The deist elements of Robinson Crusoe remain hidden to many serious readers. Scholars treat with all seriousness the fact of Crusoe’s and Friday’s conversions and the sincerity with which the text evokes Providence over and over. It is therefore necessary to take up these two ideas—Providence and conversion—because they are so deeply woven into the story. When Crusoe declares he is “delivered,” first spiritually and then physically and materially, Providence and plot correspond. As Providence plays out in its upward and teleological direction, it requires conversions from bad to good, fallen to redeemed, and these human plots follow the same path. We have seen in the descriptions of Crusoe as a Christ figure and prodigal son that both Providence and conversion cohere in the general allegory. If, however, Robinson Crusoe is allowed its counter-allegorical dimensions, then we would not expect Providence to function like a well-oiled machine or conversions to be quite so happy or necessary.

The labile treatment of perhaps the most important theological concept in the book raises the question of just how serious the author himself is about the claims Providence makes on character, story, and the reader.
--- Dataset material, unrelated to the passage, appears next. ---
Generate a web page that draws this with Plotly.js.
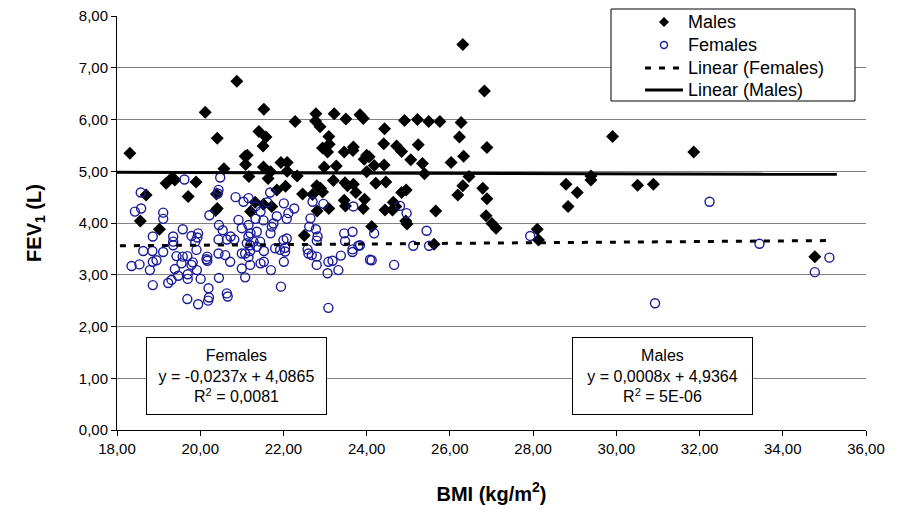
<!DOCTYPE html>
<html>
<head>
<meta charset="utf-8">
<script src="https://cdn.plot.ly/plotly-3.0.1.min.js"></script>
<style>html,body{margin:0;padding:0;background:#fff;}#chart{width:901px;height:516px;}</style>
</head>
<body>
<div id="chart"></div>
<script>
// Males: BMI (kg/m2) and FEV1 (L)
const maleBMI = [18.31,20.88,20.12,21.53,20.41,21.41,21.58,21.51,22.28,22.78,22.77,22.88,23.22,23.50,23.84,23.92,23.09,23.10,22.94,23.06,23.46,23.68,23.67,24.00,23.94,21.08,21.13,21.09,21.52,20.57,21.94,22.09,22.09,21.69,22.33,22.98,23.27,24.00,21.17,21.63,19.33,19.39,19.18,19.90,18.70,19.71,20.39,22.05,21.84,22.46,22.80,22.89,22.70,22.94,23.20,23.48,23.54,23.68,23.74,23.95,23.46,23.49,23.92,23.09,22.81,21.72,21.32,21.52,21.21,20.41,20.37,18.56,19.02,22.50,26.31,26.83,24.91,25.22,25.49,25.76,26.27,24.43,26.23,24.41,24.72,24.84,25.24,26.89,26.33,24.06,24.18,24.42,25.06,25.34,26.03,25.39,26.46,24.22,24.46,26.31,26.19,26.79,26.89,24.84,24.95,24.44,24.64,24.62,24.70,25.66,26.87,27.01,27.11,24.12,24.94,24.97,25.62,28.10,28.13,29.91,31.86,29.39,29.39,28.79,29.06,28.84,30.51,30.89,34.77];
const maleFEV1 = [5.35,6.74,6.14,6.20,5.64,5.77,5.66,5.49,5.96,6.11,5.97,5.86,6.11,6.01,6.09,6.02,5.67,5.52,5.45,5.37,5.37,5.47,5.40,5.31,5.23,5.29,5.31,5.13,5.08,5.05,5.17,5.17,5.00,4.99,4.91,5.08,5.10,4.99,4.90,4.86,4.88,4.83,4.77,4.79,4.54,4.51,4.56,4.71,4.64,4.56,4.72,4.67,4.55,4.60,4.82,4.78,4.72,4.75,4.59,4.46,4.44,4.33,4.28,4.28,4.23,4.32,4.40,4.36,4.22,4.28,4.24,4.04,3.88,3.76,7.45,6.55,5.98,6.00,5.96,5.96,5.94,5.82,5.66,5.53,5.49,5.38,5.51,5.46,5.29,5.28,5.11,5.12,5.22,5.15,5.17,4.95,4.90,4.77,4.79,4.72,4.54,4.67,4.47,4.59,4.64,4.25,4.40,4.25,4.32,4.23,4.14,3.99,3.90,3.93,4.04,3.98,3.59,3.88,3.67,5.67,5.37,4.91,4.83,4.75,4.59,4.32,4.73,4.75,3.35];

// Females: BMI (kg/m2) and FEV1 (L)
const femaleBMI = [18.43,18.58,18.57,19.11,19.11,19.62,20.48,20.44,20.42,20.85,21.04,21.16,20.22,20.92,21.33,21.45,21.33,21.52,21.61,21.68,22.01,21.84,21.76,21.72,22.12,22.08,22.26,22.70,22.96,23.68,22.65,22.62,22.78,22.80,23.46,23.66,23.48,23.80,23.66,23.66,23.38,23.32,23.06,23.08,23.18,23.08,22.80,22.68,22.80,22.60,22.04,22.04,21.92,21.80,21.69,22.01,21.70,21.94,21.53,21.36,21.44,21.28,21.21,21.16,21.36,21.20,21.12,21.08,21.16,21.20,21.45,21.08,21.00,20.72,20.60,20.44,20.45,20.44,20.64,20.82,20.73,20.54,20.45,20.17,20.17,20.20,20.21,20.19,19.95,19.69,20.64,20.66,20.01,19.70,19.70,19.47,19.31,19.23,19.39,19.55,19.79,19.69,19.82,19.92,18.86,18.79,18.86,18.95,18.85,18.63,18.35,18.54,18.86,19.11,19.35,19.35,19.35,19.58,19.79,19.88,19.95,19.93,19.43,19.58,19.91,20.15,21.00,21.53,24.08,21.16,24.80,24.96,24.18,25.44,25.12,25.50,24.12,24.66,27.93,23.84,32.24,33.44,35.12,34.77,30.93,21.00,22.08,22.00,22.58,22.82,21.20];
const femaleFEV1 = [4.22,4.28,4.59,4.20,4.08,4.84,4.88,4.64,4.57,4.50,4.41,4.48,4.15,4.06,4.32,4.22,4.08,4.05,4.40,4.59,4.38,4.13,3.99,3.93,4.19,4.08,4.28,4.41,4.37,4.32,4.09,3.93,3.88,3.66,3.80,3.83,3.65,3.56,3.49,3.44,3.37,3.09,3.03,3.25,3.27,2.36,3.19,3.38,3.35,3.41,3.52,3.45,3.48,3.51,3.80,3.25,3.09,2.77,3.46,3.54,3.64,3.64,3.80,3.74,3.83,3.46,3.61,3.41,3.34,3.19,3.22,2.95,3.12,3.25,3.38,3.41,2.94,3.68,3.68,3.68,3.74,3.86,3.96,3.35,3.27,2.74,2.56,2.50,2.43,2.53,2.64,2.58,2.92,2.92,3.01,2.98,2.90,2.84,3.11,3.22,3.19,3.36,3.24,3.09,2.80,3.09,3.25,3.28,3.46,3.46,3.17,3.20,3.74,3.44,3.74,3.64,3.57,3.88,3.75,3.64,3.80,3.72,3.36,3.35,3.48,3.30,3.41,3.25,3.29,3.96,4.33,4.19,3.80,3.85,3.56,3.56,3.28,3.19,3.75,3.57,4.41,3.60,3.33,3.05,2.45,3.90,3.70,3.67,3.49,3.74,3.57];

// Linear trend lines as drawn (end points)
const femaleTrendX = [18.07, 35.05];
const femaleTrendY = [3.56, 3.66];
const maleTrendX = [18.0, 35.3];
const maleTrendY = [4.98, 4.94];

const xTicks = [18,20,22,24,26,28,30,32,34,36];
const yTicks = [0,1,2,3,4,5,6,7,8];

// Legend entries (drawn as a boxed key)
const legendLabels = ['Males', 'Females', 'Linear (Females)', 'Linear (Males)'];

const FONT = '"Liberation Sans", Arial, sans-serif';
const MALE_COLOR = '#000000';
const FEMALE_COLOR = '#1a1a99';

const traces = [
  {x: maleBMI, y: maleFEV1, name: legendLabels[0], type: 'scatter', mode: 'markers',
   marker: {symbol: 'diamond', size: 10, color: MALE_COLOR, line: {width: 0}}},
  {x: femaleBMI, y: femaleFEV1, name: legendLabels[1], type: 'scatter', mode: 'markers',
   marker: {symbol: 'circle-open', size: 9, color: FEMALE_COLOR, line: {width: 1.4, color: FEMALE_COLOR}}},
  {x: femaleTrendX, y: femaleTrendY, name: legendLabels[2], type: 'scatter', mode: 'lines',
   line: {color: '#000000', width: 3, dash: '6px,8px'}},
  {x: maleTrendX, y: maleTrendY, name: legendLabels[3], type: 'scatter', mode: 'lines',
   line: {color: '#000000', width: 3}}
];

// plot-area geometry (for placing the key in paper coordinates)
const M = {l: 117, r: 35, t: 16, b: 86};
const PW = 901 - M.l - M.r, PH = 516 - M.t - M.b;
const px = v => (v - M.l) / PW;
const py = v => (516 - M.b - v) / PH;

const keyRows = [22, 45, 68, 90];
const shapes = [
  {type: 'rect', xref: 'paper', yref: 'paper', x0: px(611), x1: px(855), y0: py(101), y1: py(9),
   fillcolor: '#ffffff', line: {color: '#000000', width: 1}, layer: 'above'},
  {type: 'path', xref: 'paper', yref: 'paper', xsizemode: 'pixel', ysizemode: 'pixel',
   xanchor: px(664), yanchor: py(keyRows[0]), path: 'M 0 5 L 5 0 L 0 -5 L -5 0 Z',
   fillcolor: MALE_COLOR, line: {width: 0}, layer: 'above'},
  {type: 'circle', xref: 'paper', yref: 'paper', xsizemode: 'pixel', ysizemode: 'pixel',
   xanchor: px(664), yanchor: py(keyRows[1]), x0: -3.5, x1: 3.5, y0: -3.5, y1: 3.5,
   fillcolor: 'rgba(0,0,0,0)', line: {color: FEMALE_COLOR, width: 1.4}, layer: 'above'},
  {type: 'line', xref: 'paper', yref: 'paper', x0: px(645), x1: px(683), y0: py(keyRows[2]), y1: py(keyRows[2]),
   line: {color: '#000000', width: 3, dash: '6px,8px'}, layer: 'above'},
  {type: 'line', xref: 'paper', yref: 'paper', x0: px(645), x1: px(683), y0: py(keyRows[3]), y1: py(keyRows[3]),
   line: {color: '#000000', width: 3}, layer: 'above'}
];

const annotations = legendLabels.map((t, i) => ({
  x: px(686), y: py(keyRows[i]), xref: 'paper', yref: 'paper', xanchor: 'left', yanchor: 'middle',
  showarrow: false, text: t, font: {family: FONT, size: 18, color: '#000000'}
}));

annotations.push(
  {x: 20.86, y: 1.04, xref: 'x', yref: 'y', showarrow: false,
   text: 'Females<br>y = -0,0237x + 4,0865<br>R<sup>2</sup> = 0,0081',
   font: {family: FONT, size: 16}, align: 'center', width: 175, height: 72,
   bgcolor: '#ffffff', bordercolor: '#000000', borderwidth: 1, borderpad: 2},
  {x: 31.11, y: 1.04, xref: 'x', yref: 'y', showarrow: false,
   text: 'Males<br>y = 0,0008x + 4,9364<br>R<sup>2</sup> = 5E-06',
   font: {family: FONT, size: 16}, align: 'center', width: 175, height: 72,
   bgcolor: '#ffffff', bordercolor: '#000000', borderwidth: 1, borderpad: 2}
);

const layout = {
  width: 901, height: 516,
  margin: M,
  paper_bgcolor: '#ffffff', plot_bgcolor: '#ffffff',
  separators: ',.',
  font: {family: FONT, size: 15, color: '#000000'},
  showlegend: false,
  xaxis: {range: [18, 36], tickvals: xTicks, tickformat: '.2f',
    showgrid: false, zeroline: false, showline: true, linecolor: '#000000', linewidth: 1,
    ticks: 'outside', ticklen: 5, tickcolor: '#000000',
    tickfont: {family: FONT, size: 15},
    title: {text: 'BMI (kg/m<sup>2</sup>)', font: {family: FONT, size: 20, weight: 'bold'}, standoff: 30}},
  yaxis: {range: [0, 8], tickvals: yTicks, tickformat: '.2f',
    showgrid: true, gridcolor: '#808080', gridwidth: 1, zeroline: false,
    showline: true, linecolor: '#000000', linewidth: 1,
    ticks: 'outside', ticklen: 5, tickcolor: '#000000',
    tickfont: {family: FONT, size: 15},
    title: {text: 'FEV<sub>1</sub> (L)', font: {family: FONT, size: 20, weight: 'bold'}, standoff: 31}},
  shapes: shapes,
  annotations: annotations
};

Plotly.newPlot('chart', traces, layout, {displayModeBar: false, staticPlot: true});
</script>
</body>
</html>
Was Gildon right to accuse Defoe of a “Coining of Providences,” transforming Providence from serious theological concept to a matter of human convenience?129 Context is important here. Crusoe is not the protagonist we have come to expect from later psychological novels. He sits at the juncture of two competing conceptions of character—that of the cosmopolitan tradition and that of the Christian metaphysical tradition. Character in the cosmopolitan tradition is a vessel for diverse thoughts, amblings, adventures, experiments. Character in the Christian metaphysical tradition strives to reach a destination equal to its fullest being, as Petrarch tries to do on his ascent of Mount Ventoux. Cosmopolitan character does not operate under the requirement of self-consistency; the Christian metaphysical character does. Character in the cosmopolitan tradition is a skeptical construct, like the Leslie figure Defoe impersonates in The Shortest Way. Crusoe is such a construct. He embodies but does not resolve cultural anxieties. He is rough and ready and frighteningly independent.